» Your objective: Begin with the first line of the listing and quote every line through the one containing "minimum height=103pt] (opt)"; give only those lines.

» Source data:
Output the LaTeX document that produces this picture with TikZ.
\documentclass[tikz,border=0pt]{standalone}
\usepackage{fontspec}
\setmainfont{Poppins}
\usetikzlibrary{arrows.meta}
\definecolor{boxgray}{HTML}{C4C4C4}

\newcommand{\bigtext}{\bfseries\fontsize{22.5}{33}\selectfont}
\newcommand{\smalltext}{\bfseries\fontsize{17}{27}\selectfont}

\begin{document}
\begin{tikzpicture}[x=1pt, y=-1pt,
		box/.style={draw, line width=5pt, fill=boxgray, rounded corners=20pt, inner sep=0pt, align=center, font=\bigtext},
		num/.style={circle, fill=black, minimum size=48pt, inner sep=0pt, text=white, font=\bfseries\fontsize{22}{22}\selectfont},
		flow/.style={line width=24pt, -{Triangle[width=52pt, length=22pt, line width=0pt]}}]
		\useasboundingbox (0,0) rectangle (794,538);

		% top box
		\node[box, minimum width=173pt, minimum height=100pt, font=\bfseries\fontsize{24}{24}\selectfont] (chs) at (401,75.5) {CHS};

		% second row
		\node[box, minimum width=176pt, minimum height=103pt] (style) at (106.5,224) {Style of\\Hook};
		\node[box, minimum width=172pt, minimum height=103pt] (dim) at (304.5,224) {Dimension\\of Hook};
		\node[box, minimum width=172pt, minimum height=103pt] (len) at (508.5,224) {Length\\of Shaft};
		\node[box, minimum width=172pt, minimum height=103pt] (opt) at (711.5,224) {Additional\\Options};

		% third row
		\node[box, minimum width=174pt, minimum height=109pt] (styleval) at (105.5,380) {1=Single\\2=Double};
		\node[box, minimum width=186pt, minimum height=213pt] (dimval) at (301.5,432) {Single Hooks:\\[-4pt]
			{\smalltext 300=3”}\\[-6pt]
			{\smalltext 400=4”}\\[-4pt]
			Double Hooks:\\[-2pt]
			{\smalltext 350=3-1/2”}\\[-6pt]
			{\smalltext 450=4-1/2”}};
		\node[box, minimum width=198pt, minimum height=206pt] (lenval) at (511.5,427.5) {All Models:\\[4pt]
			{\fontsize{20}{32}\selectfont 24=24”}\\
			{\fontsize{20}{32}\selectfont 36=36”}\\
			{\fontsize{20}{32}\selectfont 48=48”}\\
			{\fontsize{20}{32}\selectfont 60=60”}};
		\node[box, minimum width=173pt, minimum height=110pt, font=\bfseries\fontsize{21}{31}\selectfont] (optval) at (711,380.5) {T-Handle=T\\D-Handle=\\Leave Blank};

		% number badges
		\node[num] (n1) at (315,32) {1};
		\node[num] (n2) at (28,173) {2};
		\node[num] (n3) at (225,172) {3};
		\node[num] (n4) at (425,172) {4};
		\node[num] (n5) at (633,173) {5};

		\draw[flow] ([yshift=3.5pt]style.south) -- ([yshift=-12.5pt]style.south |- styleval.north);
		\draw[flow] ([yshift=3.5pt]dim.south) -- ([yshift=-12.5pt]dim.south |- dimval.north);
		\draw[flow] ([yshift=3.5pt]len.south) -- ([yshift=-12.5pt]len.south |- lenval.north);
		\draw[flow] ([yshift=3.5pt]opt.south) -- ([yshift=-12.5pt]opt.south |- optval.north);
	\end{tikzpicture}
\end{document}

» Written response:
Output the LaTeX document that produces this picture with TikZ.
\documentclass[tikz,border=0pt]{standalone}
\usepackage{fontspec}
\setmainfont{Poppins}
\usetikzlibrary{arrows.meta}
\definecolor{boxgray}{HTML}{C4C4C4}

\newcommand{\bigtext}{\bfseries\fontsize{22.5}{33}\selectfont}
\newcommand{\smalltext}{\bfseries\fontsize{17}{27}\selectfont}

\begin{document}
\begin{tikzpicture}[x=1pt, y=-1pt,
		box/.style={draw, line width=5pt, fill=boxgray, rounded corners=20pt, inner sep=0pt, align=center, font=\bigtext},
		num/.style={circle, fill=black, minimum size=48pt, inner sep=0pt, text=white, font=\bfseries\fontsize{22}{22}\selectfont},
		flow/.style={line width=24pt, -{Triangle[width=52pt, length=22pt, line width=0pt]}}]
		\useasboundingbox (0,0) rectangle (794,538);

		% top box
		\node[box, minimum width=173pt, minimum height=100pt, font=\bfseries\fontsize{24}{24}\selectfont] (chs) at (401,75.5) {CHS};

		% second row
		\node[box, minimum width=176pt, minimum height=103pt] (style) at (106.5,224) {Style of\\Hook};
		\node[box, minimum width=172pt, minimum height=103pt] (dim) at (304.5,224) {Dimension\\of Hook};
		\node[box, minimum width=172pt, minimum height=103pt] (len) at (508.5,224) {Length\\of Shaft};
		\node[box, minimum width=172pt, minimum height=103pt] (opt) at (711.5,224) {Additional\\Options};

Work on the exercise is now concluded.